Coal is a combustible rock made mainly of carbon, hydrogen and oxygen. Coal is formed when accumulated plant material is buried, decays and is exposed to heat and pressure over millions of years. Layers of coal are interspersed with other sedimentary material, like shale and sandstone, to form coal beds or seams which range in size from less than one millimetre to several metres thick. There are two main types of coal: black and brown.
Black coal contains less moisture, giving it a higher energy value than brown coal. Black coal also emits fewer greenhouse gases than brown coal. Brown coal (also known as lignite) is relatively soft, with a lower carbon content and higher moisture content than black coal. New South Wales Hunter Valley coal is black coal.
The black coal mined in NSW plays a fundamental role in providing energy for our everyday lives here at home. In fact, 84% of NSW electricity comes from coal fired power stations that are supplied by NSW coal.

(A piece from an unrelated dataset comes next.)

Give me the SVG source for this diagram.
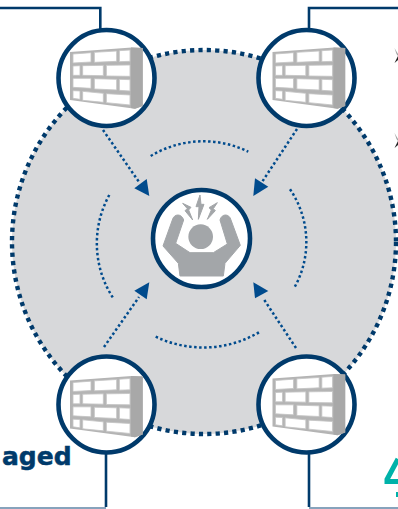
<svg xmlns="http://www.w3.org/2000/svg" xmlns:xlink="http://www.w3.org/1999/xlink" width="398" height="509" viewBox="0 0 398 509">
<style>
.frame{fill:none;stroke:#003a6b;stroke-width:2.6}
.thin{fill:none;stroke:#5f84a6;stroke-width:1.4}
.ring{fill:#fff;stroke:#003a6b;stroke-width:4.6}
.dots{fill:none;stroke:#004b8d;stroke-width:2.5;stroke-dasharray:2.5 2.5}
.head{fill:#004b8d}
.ico{fill:#a3a6a9;stroke:#a3a6a9;stroke-width:3}
</style>
<defs>
<g id="wall">
<polygon points="70,52 131.7,47.5 142.7,48 142.7,106 135,108.7 70,100" fill="#b4b4b4"/>
<polygon points="131,47.6 142.7,48 142.7,106 135,108.7 131,108" fill="#a8a8a8"/>
<g transform="scale(0.33333)" fill="#fff" stroke="#c4c4c4" stroke-width="2.5">
<polygon points="219,162 273,158 273,186 219,189"/>
<polygon points="283,157 350,153 350,184 283,187"/>
<polygon points="358,152 390,150 390,184 358,185"/>
<polygon points="219,198 240,197 240,226 219,226"/>
<polygon points="248,197 310,196 310,227 248,226"/>
<polygon points="319,196 390,195 390,229 319,228"/>
<polygon points="219,235 273,235 273,265 219,262"/>
<polygon points="283,236 350,238 350,270 283,267"/>
<polygon points="358,238 390,239 390,273 358,271"/>
<polygon points="219,272 240,273 240,298 219,295"/>
<polygon points="248,274 310,280 310,307 248,301"/>
<polygon points="319,281 390,285 390,315 319,308"/>
</g>
</g>
</defs>

<g id="background-circle">
<circle cx="204" cy="242" r="192" fill="#d7d8da" stroke="#003a6b" stroke-width="4.4" stroke-dasharray="4.2 4.2"/>
</g>

<g id="connectors">
<path class="frame" d="M0,8H100.3V32"/>
<path class="frame" d="M398,8H309V32"/>
<path class="frame" d="M106,452V507"/>
<path class="thin" d="M0,508H106"/>
<path class="frame" d="M309,452V507"/>
<path class="thin" d="M309,508H398"/>
<path class="dots" d="M103,130L139,182"/>
<polygon class="head" points="149.3,196 134.3,188.3 146.7,179"/>
<path class="dots" d="M297,129L262,182"/>
<polygon class="head" points="253.3,196 268.3,186.7 255,178.3"/>
<path class="dots" d="M104,347L139,297"/>
<polygon class="head" points="149.3,282.3 134.3,290.7 146.7,299.3"/>
<path class="dots" d="M296,348L263,298"/>
<polygon class="head" points="253.3,282.3 268.3,291 255,298.3"/>
<path class="dots" d="M150.7,156A102,102 0 0 1 248.3,151.7"/>
<path class="dots" d="M109.3,195A100,100 0 0 0 113.3,298.3"/>
<path class="dots" d="M290,189.3A93,93 0 0 1 294.3,287.7"/>
<path class="dots" d="M155.7,336.7A110,110 0 0 0 259,332.3"/>
</g>

<g id="firewall-top-left">
<circle class="ring" cx="106.5" cy="78" r="48"/>
<use href="#wall" xlink:href="#wall"/>
</g>
<g id="firewall-top-right">
<circle class="ring" cx="306.5" cy="78" r="48"/>
<use href="#wall" xlink:href="#wall" x="202.5"/>
</g>
<g id="firewall-bottom-left">
<circle class="ring" cx="106.5" cy="404.5" r="48"/>
<use href="#wall" xlink:href="#wall" y="328.5"/>
</g>
<g id="firewall-bottom-right">
<circle class="ring" cx="306.5" cy="404.5" r="48"/>
<use href="#wall" xlink:href="#wall" x="202.5" y="326.5"/>
</g>

<g id="stressed-person">
<circle class="ring" cx="201.5" cy="238.5" r="48.5"/>
<g transform="translate(130,170) scale(0.33333)" class="ico">
<circle cx="212" cy="200" r="37" stroke="none"/>
<path d="M127,150C132,130 155,130 161,150L137,220L180,248H250L292,222L270,150C275,130 298,130 303,150L331,226L285,280L280,318H150L145,280L99,228Z"/>
<polygon points="210,75 198,110 207,110 205,148 222,103 213,103"/>
<polygon points="158,100 183,112 176,120 188,150 165,122 172,116"/>
<polygon points="262,98 237,113 244,120 232,148 256,122 250,116"/>
</g>
</g>

<g id="label">
<text x="2" y="465" font-family="'DejaVu Sans',Verdana,sans-serif" font-weight="700" font-size="25" fill="#003a6b" stroke="#003a6b" stroke-width="0.5">aged</text>
</g>

<g id="edge-fragments">
<polygon points="394.5,48 398,54 398,56 396.5,54" fill="#a0a0a0"/>
<polygon points="394.5,63 398,56 398,60" fill="#222"/>
<polygon points="394.5,133 398,139 398,141 396.5,139" fill="#a0a0a0"/>
<polygon points="394.5,148 398,141 398,145" fill="#222"/>
<path d="M398,459L387,479.5V481.5H398" fill="none" stroke="#00b2a9" stroke-width="5"/>
<rect x="396" y="492" width="2" height="5" fill="#00b2a9"/>
</g>
</svg>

Black coal used to generate electricity is called thermal coal, energy coal or steaming coal, and most of this coal is mined in the Hunter Valley. Some goes straight to nearby power stations, like the Bayswater, Eraring and Liddell power stations, to power homes across NSW. However, most of our thermal coal is exported, mainly to Asian countries. It provides an important energy source for emerging economies and export revenue for our national economy.
We know that coal fired power stations emit greenhouse gases. While we support the growth of renewable energy technologies as part of the global energy mix, the International Energy Agency confirms that coal will be the world’s primary energy source for many years to come.
Dartbrook coal from the Hunter Valley is suited to premium markets such as Japan and Korea.
We have the opportunity to rapidly reach the Dartbrook mine's proposed production volumes by optimising bypass coal to produce a high quality, low ash, thermal coal.